The strip is titled, "Dogbert's World of the Unexplained." Dogbert says, "I am at the farm of Kay and Clem Bovinski . . ." Dogbert walks up the front steps and continues, ". . . The location of unexplained phenomena." The caption says, "(Deep voice) The disturbances have lasted 40 years." The Bovinskis sit on their couch. Kay says, "Objects move all by themselves. Sometimes they hit Clem." Clem says, "I reckon it's poltergeist, no other explanation makes sense." A lamp hits Clem on the head. Clem lies on the floor and Kay sits on the couch looking suspicious. Dogbert says, "Cut."
The Boss says to Dilbert and a woman, "Our CEO is announcing a ten-percent staff reduction to cut expenses." Dilbert raises his hand and asks, "Question: didn't our CEO get paid twenty million dollars this year?" The Boss replies, "Yes . . ." The Boss continues, "But risky jobs deserve higher pay." Dilbert raises his hand and asks, "Question: didn't you say WE were getting cut?"
Dilbert, Wally and Alice stand behind a man's desk. Wally says, "We're sorry to hear you're getting laid off, Bruce." Wally continues, "We calculated that if ten of your friends here took ten percent pay cuts then the company can keep you." Bruce says excitedly, "Gosh! You'd do that for me?" Wally replies, "No. We're here to look at your office furniture."
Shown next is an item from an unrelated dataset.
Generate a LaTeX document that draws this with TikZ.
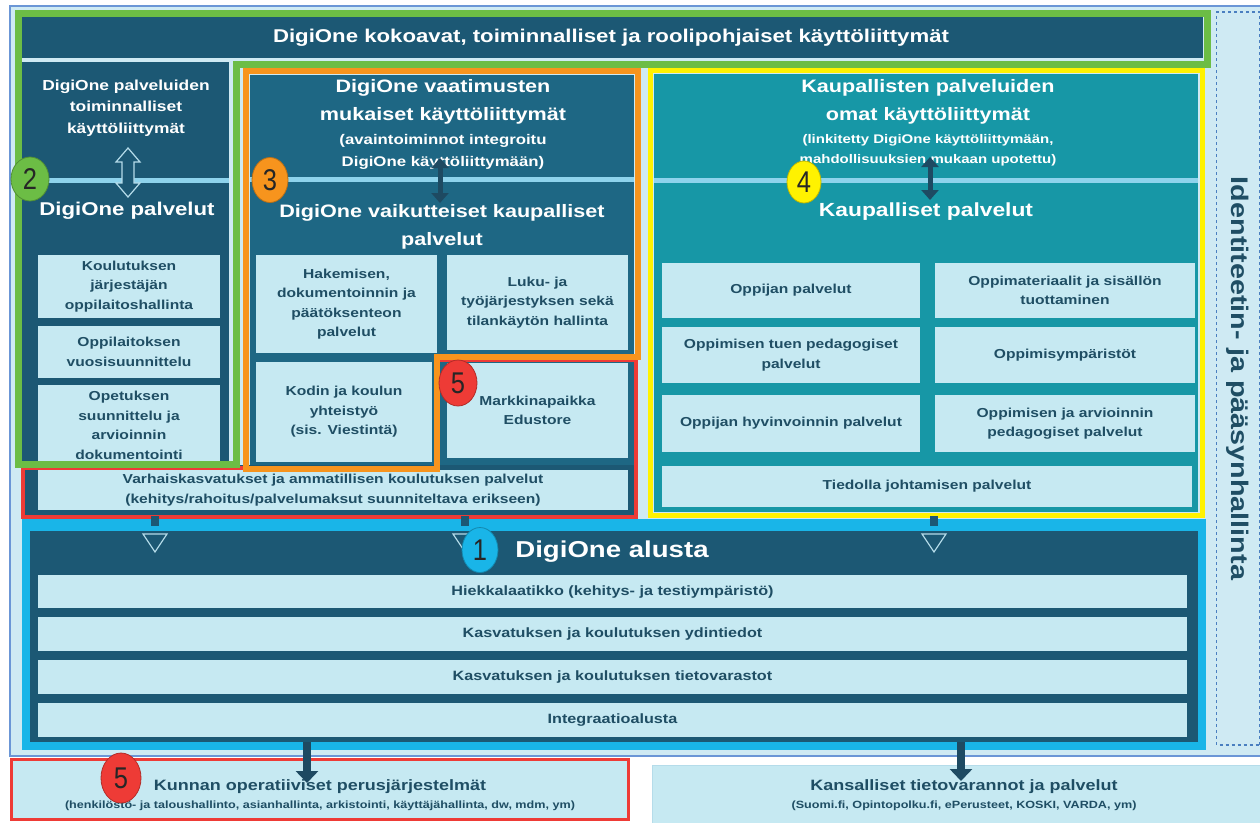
\documentclass[tikz,border=0pt]{standalone}
\usepackage{fontspec}
\setmainfont{Liberation Sans}[FakeStretch=1.2]
\newfontfamily\numfont{Liberation Sans}[FakeStretch=0.85]
\usetikzlibrary{arrows.meta,shapes.geometric}
\definecolor{navy}{HTML}{1C5874}
\definecolor{colthree}{HTML}{1E6784}
\definecolor{tealfour}{HTML}{1797A6}
\definecolor{lbox}{HTML}{C6E9F2}
\definecolor{bgl}{HTML}{CFEAF3}
\definecolor{lline}{HTML}{8ED3EC}
\definecolor{tdark}{HTML}{1F4E64}
\definecolor{grn}{HTML}{6CBD45}
\definecolor{org}{HTML}{F7941D}
\definecolor{ylw}{HTML}{FFF200}
\definecolor{rdd}{HTML}{EE3B36}
\definecolor{cyn}{HTML}{19B5E8}
\definecolor{bblue}{HTML}{6B96D6}
\definecolor{dblue}{HTML}{4A7FC0}
\definecolor{darr}{HTML}{1E4A62}
\definecolor{hout}{HTML}{B5DCEA}
\newcommand\bx[7]{\node[#1,minimum width={(#5)-(#3)},minimum height={(#6)-(#4)}] (#2) at ({((#3)+(#5))/2},{((#4)+(#6))/2}) {#7};}
\begin{document}
\begin{tikzpicture}[x=1pt,y=-1pt,
  lb/.style={fill=lbox,inner sep=0pt,outer sep=0pt,align=center,text=tdark,font=\bfseries\fontsize{13}{19.5}\selectfont},
  prow/.style={lb,font=\bfseries\fontsize{13.5}{16}\selectfont},
  hd/.style={text=white,align=center,inner sep=0pt,font=\bfseries\fontsize{18}{27.5}\selectfont},
  hdsub/.style={text=white,align=center,inner sep=0pt,font=\bfseries\fontsize{14}{22}\selectfont},
  num/.style={ellipse,fill=#1,draw=#1!75!black,line width=0.8pt,inner sep=0pt,text=black!85,font=\numfont\fontsize{30}{30}\selectfont},
  darkdbl/.style={draw=darr,line width=5pt,{Triangle[length=10pt,width=17pt]}-{Triangle[length=10pt,width=17pt]}},
  darkdown/.style={draw=darr,line width=8pt,-{Triangle[length=12pt,width=22pt]}},
  hollow/.style={draw=hout,fill=navy,line width=1.2pt,line join=miter},
  stub/.style={draw=navy,line width=8pt}]
\useasboundingbox (0,0) rectangle (1260,822);
\fill[white] (0,0) rectangle (1260,822);
% outer frame
\draw[bblue,fill=bgl,line width=2pt] (10,6) rectangle (1272,756);
% identity box
\node[draw=dblue,dashed,line width=1.2pt,fill=bgl,rotate=-90,minimum width=733,minimum height=43,text=tdark,font=\bfseries\fontsize{24}{24}\selectfont] (idm) at (1238,378.5) {Identiteetin- ja pääsynhallinta};
% title bar
\node[fill=navy,minimum width=1184,minimum height=41,inner sep=0pt,text=white,font=\bfseries\fontsize{18.5}{20}\selectfont] (title) at (611,37.5) {DigiOne kokoavat, toiminnalliset ja roolipohjaiset käyttöliittymät};
% column backgrounds
\fill[navy] (22,62) rectangle (229,463);
\fill[colthree] (250,75) rectangle (634,515);
\fill[navy] (25,465) rectangle (634,515);
\fill[tealfour] (654,74) rectangle (1198,512);
\fill[lline] (22,178) rectangle (229,183);
\fill[lline] (250,177) rectangle (634,182);
\fill[lline] (654,178) rectangle (1198,183);
% column 2
\node[hdsub,font=\bfseries\fontsize{14.5}{21.5}\selectfont] (h2a) at (126,108) {DigiOne palveluiden\\toiminnalliset\\käyttöliittymät};
\node[hd,font=\bfseries\fontsize{18.5}{22}\selectfont] (h2b) at (127,211) {DigiOne palvelut};
\coordinate (a2t) at (128,148);
\draw[hollow] (a2t) -- ++(12,14) -- ++(-6,0) -- ++(0,21) -- ++(6,0) -- ++(-12,14) -- ++(-12,-14) -- ++(6,0) -- ++(0,-21) -- ++(-6,0) -- cycle;
\bx{lb}{k1}{38}{255}{220}{318}{Koulutuksen\\järjestäjän\\oppilaitoshallinta}
\bx{lb}{k2}{38}{326}{220}{378}{Oppilaitoksen\\vuosisuunnittelu}
\bx{lb}{k3}{38}{385}{220}{466}{Opetuksen\\suunnittelu ja\\arvioinnin\\dokumentointi}
% column 3
\node[hd] (h3a) at (443,102) {DigiOne vaatimusten\\mukaiset käyttöliittymät};
\node[hdsub] (h3s) at (443,152) {(avaintoiminnot integroitu\\DigiOne käyttöliittymään)};
\node[hd] (h3b) at (442,227) {DigiOne vaikutteiset kaupalliset\\palvelut};
\coordinate (a3t) at (440,158); \coordinate (a3b) at (440,203);
\draw[darkdbl] (a3t) -- (a3b);
\bx{lb}{hk}{256}{255}{437}{353}{Hakemisen,\\dokumentoinnin ja\\päätöksenteon\\palvelut}
\bx{lb}{lk}{447}{255}{628}{350}{Luku- ja\\työjärjestyksen sekä\\tilankäytön hallinta}
\bx{lb}{kk}{256}{362}{432}{462}{Kodin ja koulun\\yhteistyö\\(sis. Viestintä)}
\bx{lb}{mk}{447}{363}{628}{458}{Markkinapaikka\\Edustore}
\bx{lb}{vk}{38}{470}{628}{510}{Varhaiskasvatukset ja ammatillisen koulutuksen palvelut\\(kehitys/rahoitus/palvelumaksut suunniteltava erikseen)}
% column 4
\node[hd] (h4a) at (928,102) {Kaupallisten palveluiden\\omat käyttöliittymät};
\node[hdsub,font=\bfseries\fontsize{12.5}{20}\selectfont] (h4s) at (928,150) {(linkitetty DigiOne käyttöliittymään,\\mahdollisuuksien mukaan upotettu)};
\node[hd,font=\bfseries\fontsize{19}{22}\selectfont] (h4b) at (926,212) {Kaupalliset palvelut};
\coordinate (a4t) at (930,157); \coordinate (a4b) at (930,200);
\draw[darkdbl] (a4t) -- (a4b);
\bx{lb}{o1}{662}{263}{920}{318}{Oppijan palvelut}
\bx{lb}{o2}{935}{263}{1195}{318}{Oppimateriaalit ja sisällön\\tuottaminen}
\bx{lb}{o3}{662}{327}{920}{383}{Oppimisen tuen pedagogiset\\palvelut}
\bx{lb}{o4}{935}{327}{1195}{383}{Oppimisympäristöt}
\bx{lb}{o5}{662}{395}{920}{452}{Oppijan hyvinvoinnin palvelut}
\bx{lb}{o6}{935}{395}{1195}{452}{Oppimisen ja arvioinnin\\pedagogiset palvelut}
\bx{lb}{td}{662}{466}{1192}{507}{Tiedolla johtamisen palvelut}
% frames
\draw[rdd,line width=4pt,line join=miter] (23,468) -- (437,468) -- (437,360) -- (636,360) -- (636,517) -- (23,517) -- cycle;
\draw[org,line width=6pt,line join=miter] (246,71) -- (638,71) -- (638,357) -- (437,357) -- (437,469) -- (246,469) -- cycle;
\draw[grn,line width=7pt,line join=miter] (18,13.5) -- (1207,13.5) -- (1207,64) -- (236,64) -- (236,464) -- (18,464) -- cycle;
\draw[ylw,line width=5pt] (650,70) rectangle (1202,515);
% platform
\fill[cyn] (22,519) rectangle (1206,750);
\fill[navy] (30,531) rectangle (1198,742);
\node[text=white,inner sep=0pt,font=\bfseries\fontsize{23}{25}\selectfont] (pt) at (612,552) {DigiOne alusta};
\bx{prow}{p1}{38}{575}{1187}{608}{Hiekkalaatikko (kehitys- ja testiympäristö)}
\bx{prow}{p2}{38}{617}{1187}{651}{Kasvatuksen ja koulutuksen ydintiedot}
\bx{prow}{p3}{38}{660}{1187}{694}{Kasvatuksen ja koulutuksen tietovarastot}
\bx{prow}{p4}{38}{703}{1187}{737}{Integraatioalusta}
% hollow down arrows
\coordinate (d1) at (155,516); \coordinate (d2) at (465,516); \coordinate (d3) at (934,516);
\foreach \d in {d1,d2,d3}{
  \draw[stub] (\d) -- ++(0,10);
  \draw[hollow] (\d) ++(-12,18) -- ++(24,0) -- ++(-12,18) -- cycle;
}
% bottom boxes
\node[draw=rdd,line width=3pt,fill=lbox,minimum width=617,minimum height=60,inner sep=0pt] (kun) at (319.5,789.5) {};
\node[draw=hout,line width=1pt,fill=lbox,minimum width=612,minimum height=58,inner sep=0pt] (kan) at (958,794) {};
\node[text=tdark,inner sep=0pt,font=\bfseries\fontsize{15}{16}\selectfont] (kunt) at (320,787) {Kunnan operatiiviset perusjärjestelmät};
\node[text=tdark,inner sep=0pt,font=\bfseries\fontsize{10.5}{12}\selectfont] (kuns) at (320,806) {(henkilöstö- ja taloushallinto, asianhallinta, arkistointi, käyttäjähallinta, dw, mdm, ym)};
\node[text=tdark,inner sep=0pt,font=\bfseries\fontsize{15}{16}\selectfont] (kant) at (964,787) {Kansalliset tietovarannot ja palvelut};
\node[text=tdark,inner sep=0pt,font=\bfseries\fontsize{10.5}{12}\selectfont] (kans) at (964,806) {(Suomi.fi, Opintopolku.fi, ePerusteet, KOSKI, VARDA, ym)};
\coordinate (b1s) at (307,742); \coordinate (b1e) at (307,783);
\coordinate (b2s) at (961,742); \coordinate (b2e) at (961,781);
\draw[darkdown] (b1s) -- (b1e);
\draw[darkdown] (b2s) -- (b2e);
% numbers
\node[num=grn,minimum width=38,minimum height=44] (n2) at (30,179) {2};
\node[num=org,minimum width=36,minimum height=45] (n3) at (270,180) {3};
\node[num=ylw,minimum width=34,minimum height=42] (n4) at (804,182) {4};
\node[num=rdd,minimum width=38,minimum height=46] (n5a) at (458,383) {5};
\node[num=cyn,minimum width=36,minimum height=45] (n1) at (480,550) {1};
\node[num=rdd,minimum width=40,minimum height=50] (n5b) at (121,778) {5};
\end{tikzpicture}
\end{document}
Dilbert stands at the front of a conference room. He says, "I've been asked to brief everybody on the company's policy for protecting secret information." Dilbert continues, "All secret information must be locked up at night." Dilbert continues, "Our secrets could be of great value to our competitors." Dilbert continues, "In fact, some companies try to buy the secrets of their competitors." A woman asks, "Just out of curiosity, how much would our competitors pay for our secrets?" Dilbert replies, "Oh, I dunno . . . Maybe several times your annual salary." The people at the table smirk at each other. Dilbert thinks, "I don't think this was some of my best work."